Insurance Defense

Update on Recent Insurance Law Decisions

There have been a number of recent court decisions and developments which are of potential significance to the practice of insurance law. These involve the duty to defend, coverage for corporations in defamation matters, worker’s compensation, proof of the existence of specific types of insurance and expert testimony.

Always, each case involves different facts and law, and accordingly the following must be taken for general information purposes only, rather than for action upon any specific fact situation.

CGL Insurance- The Duty to Indemnify is Not Dependent on the Duty to Defend:

In D.R. Horton-Texas, Ltd. v. Markel International Insurance Co., Ltd., 06-1018 (Tex. 2009), the Supreme Court held that the duty to indemnify is not dependent on the duty to defend and that an insurer may have a duty to indemnify its insured even if the duty to defend never arises. Thus, even if there is no duty to defend under the pleadings, an insurer’s duty to indemnify may exist and will depend on the facts proven at trial and whether the damages caused by the insured’s acts or omissions proven are covered by the terms of the policy.
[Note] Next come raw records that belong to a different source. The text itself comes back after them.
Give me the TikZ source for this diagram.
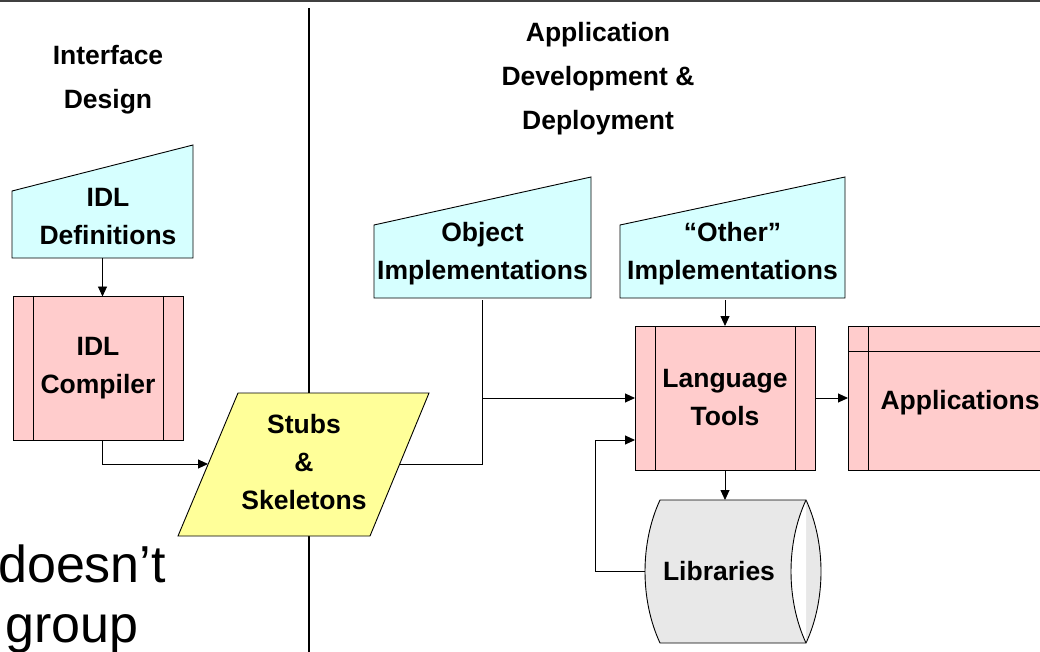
\documentclass[tikz,border=0pt]{standalone}
\usepackage{fontspec}
\setmainfont{Liberation Sans}
\usetikzlibrary{arrows.meta}

\definecolor{inputfill}{RGB}{214,255,255}
\definecolor{procfill}{RGB}{255,204,204}
\definecolor{datafill}{RGB}{255,255,153}
\definecolor{drumfill}{RGB}{232,232,232}

\begin{document}
\begin{tikzpicture}[x=1pt,y=-1pt,
    txt/.style={font=\bfseries\fontsize{26.5}{38}\selectfont,align=center,inner sep=0pt,outer sep=0pt},
    head/.style={txt,font=\bfseries\fontsize{26.5}{44}\selectfont},
    outl/.style={draw=black,line width=0.9pt},
    proc/.style={txt,outl,fill=procfill,minimum height=144pt},
    link/.style={line width=0.9pt},
    arr/.style={link,-{Triangle[length=10pt,width=9pt]}},
    big/.style={anchor=base west,font=\fontsize{52}{52}\selectfont,inner sep=0pt}]
\useasboundingbox (0,0) rectangle (1040,652);
\clip (0,0) rectangle (1040,652);

% top rule and column divider
\draw[line width=2.2pt,black!75] (0,1) -- (1040,1);
\draw[line width=2.5pt] (309,8) -- (309,652);

\node[head] (ifhead) at (108,80) {Interface\\Design};
\node[head] (apphead) at (598,79) {Application\\Development \&\\Deployment};

% manual input outlines
\filldraw[outl,fill=inputfill] (12,258) -- (193,258) -- (193,145) -- (12,191) -- cycle;
\filldraw[outl,fill=inputfill] (374,298) -- (591,298) -- (591,177) -- (374,225) -- cycle;
\filldraw[outl,fill=inputfill] (620,298) -- (845,298) -- (845,177) -- (620,225) -- cycle;

% parallelogram for the generated code
\filldraw[outl,fill=datafill] (178,536) -- (370,536) -- (429,393) -- (238,393) -- cycle;

% drum for the libraries
\filldraw[outl,fill=drumfill] (660,500) -- (806,500) .. controls (826,543) and (826,600) .. (806,643)
  -- (660,643) .. controls (640,600) and (640,543) .. (660,500) -- cycle;
\fill[white] (806,500) .. controls (786,543) and (786,600) .. (806,643) -- cycle;
\draw[outl] (806,500) .. controls (786,543) and (786,600) .. (806,643);

\node[txt,minimum width=181pt,minimum height=82pt,
  label={[txt,xshift=5.5pt]center:IDL\\Definitions}] (def) at (102.5,217) {};
\node[proc,minimum width=170pt] (comp) at (98,368.5) {IDL\\Compiler};
\node[txt,minimum width=192pt,minimum height=143pt] (stubs) at (304,462.5) {Stubs\\\&\\Skeletons};
\node[txt,minimum width=217pt,minimum height=92pt] (obj) at (482.5,254) {Object\\Implementations};
\node[txt,minimum width=225pt,minimum height=92pt] (other) at (732.5,254) {“Other”\\Implementations};
\node[proc,minimum width=180pt] (lt) at (725,398) {Language\\Tools};
\node[proc,minimum width=224pt,label={[txt,yshift=-5pt]center:Applications}] (app) at (960,398) {};
\node[txt,minimum width=161pt,minimum height=143pt,
  label={[txt,xshift=-6.5pt]center:Libraries}] (lib) at (725.5,571.5) {};

% side bars of the process boxes
\foreach \p in {comp,lt} {
  \draw[outl] ([xshift=20pt]\p.north west) -- ([xshift=20pt]\p.south west);
  \draw[outl] ([xshift=-20pt]\p.north east) -- ([xshift=-20pt]\p.south east);
}
\draw[outl] ([xshift=20pt]app.north west) -- ([xshift=20pt]app.south west);
\draw[outl] ([yshift=-25pt]app.north west) -- ([yshift=-25pt]app.north east);

% connectors
\draw[arr] (def.south) -- (def.south |- comp.north);
\draw[arr] (comp.south -| def.south) |- ([yshift=-1.5pt]stubs.west);
\draw[link] ([yshift=-1.5pt]stubs.east) -| (obj.south);
\draw[arr] (obj.south |- lt.west) -- (lt.west);
\draw[arr] (lt.north |- other.south) -- (lt.north);
\draw[arr] (lt.east) -- (app.west);
\draw[arr] (lt.south) -- (lt.south |- lib.north);
\draw[arr] (lib.west) -- ++(-50,0) |- ([yshift=-42pt]lt.west);

\node[big] (frag1) at (-2,582) {doesn’t};
\node[big] (frag2) at (5,642) {group};
\end{tikzpicture}
\end{document}
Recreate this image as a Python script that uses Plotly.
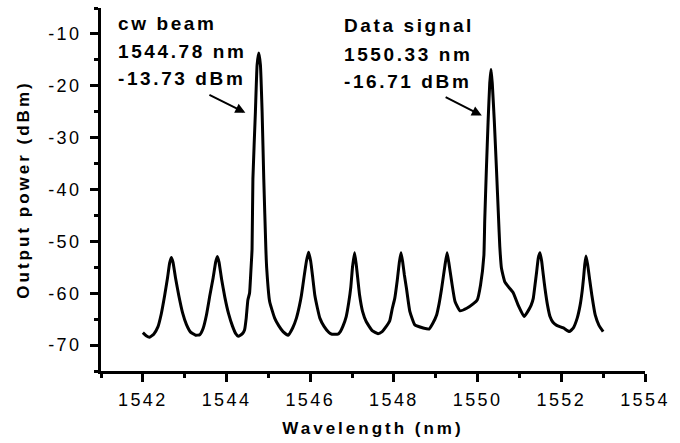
import plotly.graph_objects as go

# Wavelength (nm) and output power (dBm)
wavelength = [
    1542.00, 1542.08, 1542.16, 1542.26, 1542.36, 1542.44, 1542.52, 1542.59, 1542.64, 1542.68,
    1542.72, 1542.78, 1542.86, 1542.95, 1543.04, 1543.14, 1543.26, 1543.36, 1543.44, 1543.52,
    1543.60, 1543.68, 1543.74, 1543.78, 1543.82, 1543.88, 1543.96, 1544.05, 1544.14, 1544.22,
    1544.28, 1544.38, 1544.43, 1544.47, 1544.51, 1544.55, 1544.58, 1544.61, 1544.63, 1544.69,
    1544.73, 1544.77, 1544.81, 1544.85, 1544.89, 1544.94, 1544.96, 1545.03, 1545.15, 1545.25,
    1545.35, 1545.47, 1545.58, 1545.67, 1545.74, 1545.79, 1545.85, 1545.91, 1545.96, 1546.01,
    1546.06, 1546.11, 1546.17, 1546.23, 1546.33, 1546.45, 1546.52, 1546.66, 1546.72, 1546.78,
    1546.86, 1546.92, 1546.97, 1547.01, 1547.06, 1547.10, 1547.14, 1547.18, 1547.25, 1547.34,
    1547.48, 1547.62, 1547.72, 1547.80, 1547.90, 1547.96, 1548.02, 1548.08, 1548.13, 1548.17,
    1548.21, 1548.25, 1548.30, 1548.38, 1548.50, 1548.70, 1548.84, 1548.93, 1549.02, 1549.08,
    1549.14, 1549.22, 1549.27, 1549.31, 1549.38, 1549.46, 1549.58, 1549.74, 1549.90, 1549.99,
    1550.07, 1550.15, 1550.17, 1550.21, 1550.25, 1550.29, 1550.32, 1550.35, 1550.40, 1550.45,
    1550.50, 1550.53, 1550.57, 1550.65, 1550.75, 1550.85, 1550.98, 1551.11, 1551.20, 1551.28,
    1551.33, 1551.37, 1551.41, 1551.45, 1551.49, 1551.53, 1551.57, 1551.61, 1551.67, 1551.73,
    1551.80, 1551.89, 1552.05, 1552.19, 1552.28, 1552.38, 1552.45, 1552.50, 1552.53, 1552.56,
    1552.59, 1552.63, 1552.68, 1552.73, 1552.81, 1552.90, 1553.00,
]
power_dbm = [
    -67.6, -68.2, -68.5, -67.9, -66.5, -64.0, -60.5, -57.0, -54.2, -53.1,
    -54.0, -57.0, -60.5, -63.8, -66.0, -67.5, -68.1, -68.0, -66.8, -64.2,
    -60.5, -57.0, -54.0, -52.9, -54.0, -57.2, -60.8, -64.0, -66.3, -67.8,
    -68.3, -67.8, -67.1, -64.8, -61.3, -60.0, -56.0, -51.5, -38.0, -25.0,
    -16.0, -13.7, -16.0, -25.0, -38.0, -51.5, -55.2, -61.6, -64.8, -66.3,
    -67.4, -68.1, -66.7, -64.8, -62.5, -60.4, -57.0, -53.8, -52.1, -53.8,
    -57.0, -60.4, -62.8, -64.8, -66.4, -67.6, -67.9, -67.9, -67.4, -66.4,
    -64.5, -61.8, -58.8, -55.0, -52.2, -54.5, -57.5, -60.4, -63.5, -65.5,
    -67.2, -67.8, -67.4, -66.6, -65.3, -63.0, -61.0, -57.5, -54.0, -52.2,
    -54.0, -56.5, -59.1, -63.5, -66.1, -66.7, -66.9, -65.8, -64.2, -62.0,
    -59.1, -54.6, -52.2, -54.0, -57.8, -61.6, -63.4, -62.9, -62.0, -61.3,
    -58.4, -52.7, -46.0, -36.0, -27.0, -19.5, -16.8, -19.5, -27.0, -36.0,
    -45.5, -51.0, -55.2, -57.8, -58.9, -59.9, -62.5, -64.5, -63.5, -62.3,
    -61.0, -58.5, -55.9, -53.2, -52.2, -53.8, -56.5, -59.1, -62.3, -64.5,
    -65.6, -66.2, -66.7, -67.4, -66.8, -64.8, -62.3, -59.5, -57.2, -54.5,
    -52.8, -54.5, -57.5, -60.4, -64.2, -66.2, -67.4,
]

x_tick_vals = [1542, 1544, 1546, 1548, 1550, 1552, 1554]
y_tick_vals = [-10, -20, -30, -40, -50, -60, -70]

cw_label = ["cw beam", "1544.78 nm", "-13.73 dBm"]
cw_label_y = [-7.9, -13.35, -18.6]
data_label = ["Data signal", "1550.33 nm", "-16.71 dBm"]
data_label_y = [-8.45, -13.9, -19.25]

FONT = "Liberation Sans, Arial, sans-serif"

fig = go.Figure()
fig.add_trace(go.Scatter(
    x=wavelength, y=power_dbm, mode="lines",
    line=dict(color="black", width=3, shape="spline", smoothing=0.4),
    showlegend=False, hoverinfo="skip",
))

annotations = []
for txt, yy in zip(cw_label, cw_label_y):
    annotations.append(dict(x=1541.37, y=yy, xref="x", yref="y", text=txt, showarrow=False,
                            xanchor="left", yanchor="middle", align="left",
                            font=dict(family=FONT, size=19, color="black", weight="bold")))
for txt, yy in zip(data_label, data_label_y):
    annotations.append(dict(x=1546.75, y=yy, xref="x", yref="y", text=txt, showarrow=False,
                            xanchor="left", yanchor="middle", align="left",
                            font=dict(family=FONT, size=19, color="black", weight="bold")))
# arrows
annotations.append(dict(x=1544.45, y=-25.2, ax=1543.555, ay=-21.6, xref="x", yref="y",
                        axref="x", ayref="y", text="", showarrow=True, arrowhead=2,
                        arrowsize=1, arrowwidth=2, arrowcolor="black"))
annotations.append(dict(x=1550.10, y=-25.75, ax=1549.20, ay=-22.05, xref="x", yref="y",
                        axref="x", ayref="y", text="", showarrow=True, arrowhead=2,
                        arrowsize=1, arrowwidth=2, arrowcolor="black"))

fig.update_layout(
    width=680, height=443,
    margin=dict(l=101, r=35, t=8, b=70),
    paper_bgcolor="white", plot_bgcolor="white",
    font=dict(family=FONT, color="black"),
    annotations=annotations,
    showlegend=False,
)
fig.update_xaxes(
    range=[1541, 1554], tickvals=x_tick_vals, ticktext=[str(v) for v in x_tick_vals],
    showline=True, linecolor="black", linewidth=3, mirror=False,
    ticks="outside", ticklen=8, tickwidth=2.5, tickcolor="black",
    minor=dict(dtick=1, tick0=1541, ticks="outside", ticklen=4, tickwidth=2.5, tickcolor="black"),
    showgrid=False, zeroline=False, ticklabelstandoff=2,
    tickfont=dict(family=FONT, size=18, color="black"),
    title=dict(text="Wavelength (nm)", standoff=14,
               font=dict(family=FONT, size=17, color="black", weight="bold")),
)
fig.update_yaxes(
    range=[-75, -5], tickvals=y_tick_vals, ticktext=[str(v) for v in y_tick_vals],
    showline=True, linecolor="black", linewidth=3, mirror=False,
    ticks="outside", ticklen=8, tickwidth=2.5, tickcolor="black",
    minor=dict(dtick=5, tick0=-75, ticks="outside", ticklen=4, tickwidth=2.5, tickcolor="black"),
    showgrid=False, zeroline=False, ticklabelstandoff=5,
    tickfont=dict(family=FONT, size=18, color="black"),
    title=dict(text="Output power (dBm)", standoff=22,
               font=dict(family=FONT, size=17, color="black", weight="bold")),
)

post = """
document.body.style.margin = '0';
document.body.style.padding = '0';
var s = document.createElement('style');
s.innerHTML = 'html, body {margin:0; padding:0; overflow:hidden;} '
            + '.xtick text, .ytick text {letter-spacing: 2.4px;} '
            + '.annotation-text {letter-spacing: 2.6px;} '
            + '.xtitle, .ytitle {letter-spacing: 3px;}';
document.head.appendChild(s);
"""
fig.write_html("out.html", post_script=post, config={"displayModeBar": False})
In this case, the insurer settled the Plaintiff’s claim before trial of the liability issue. Nonetheless, the Supreme Court held that “In determining coverage, a matter dependent on the facts and circumstances of the alleged injury-causing event, parties may introduce evidence during coverage litigation to establish or refute the duty to indemnify,…” and especially in situations where, as in the case at issue, the underlying liability dispute is resolved before a trial on the merits and there was no opportunity to develop the coverage evidence in the underlying litigation.

Failure to Obtain Insurance- Proof of Causation Required:

In Metro Allied Insurance Agency, Inc. v. Lin, 07-1032 (Tex. 2009), the Supreme Court addressed proof of causation required to establish liability for a party’s failure to procure insurance, and held that under both negligence and Texas Deceptive Trade practices Act theories, a plaintiff must prove the availability of coverage which would have covered the plaintiff’s damages, through proof of existing policy terms, or by other evidence that the proposed insurance agreement was available in the market, or by expert testimony to that effect.

Products Liability- Sufficiency of Expert Testimony:

In Whirlpool Corporation v. Camacho, 08-0175 (Tex. 2009), the Supreme Court discussed in detail the plaintiff’s expert’s testimony, and reversed a judgment in favor of plaintiff, noting that the trial court must evaluate an expert’s testimony by considering both our Robinson-type factors and examining an expert’s testimony for analytical gaps in his testimony, since “in very few cases will the evidence be such that the trial court’s reliability determination can properly be based only on the experience of a qualified expert to the exclusion of factors such as those set out in Robinson, or, on the other hand, properly be based only on factors such as those set out in Robinson to the exclusion of considerations based on a qualified expert’s experience.”

Workers Compensation- Subscribing Employers- General Contractor- Owner Controlled Insurance Program (“OCIP”):

In HCBeck Ltd. v. Rice, 06-0418 (Tex. 2009), the Supreme Court dealt with the extent to which a general contractor must “provide” workers’ compensation insurance to qualify for statutory employer status and the resulting immunity from work-related claims of a subcontractor’s employee. Dealing with an “owner controlled insurance program” (“OCIP”) the Supreme Court held that a general contractor “provides” workers compensation insurance, and is thus statutorily insulated from liability, where the OCIP is incorporated into both the general contractor’s upstream contract with the owner and into the general contractors downstream subcontract, provided that the contract specifies that the general contractor is ultimately responsible for obtaining alternate workers compensation insurance in the event that the owner terminates the OCIP.

Such is the case even though the general contractor did not pay any workers compensation premiums for the injured subcontractor’s employee, those premiums having been paid by the owner under the OCIP.

Defamation- Coverage Excluded for Corporation Based Upon Knowledge of its Officers and Employees:

In Chrysler Insurance Company v.Greenspoint Dodge of Houston, Inc., 08-0780 (Tex. 2009), the Supreme Court dealt with an insurance policy’s exclusion of coverage for defamatory statements where made by an insured with knowledge of the statement’s falsity. The Supreme Court held that a corporation’s knowledge is not limited to what its officers know, but may include the knowledge of other employees, if those employees are corporate-vice principals. Thus, where corporate employees were found to be “vice-principals” of the corporation, the corporation thus “knew,” through its vice principals, that the defamatory remarks were false when made, and such knowledge by the corporation, as the named insured, was sufficient to invoke the “known-falsity exclusion.” Accordingly the policy in question did not provide liability coverage for the underlying defamation claim.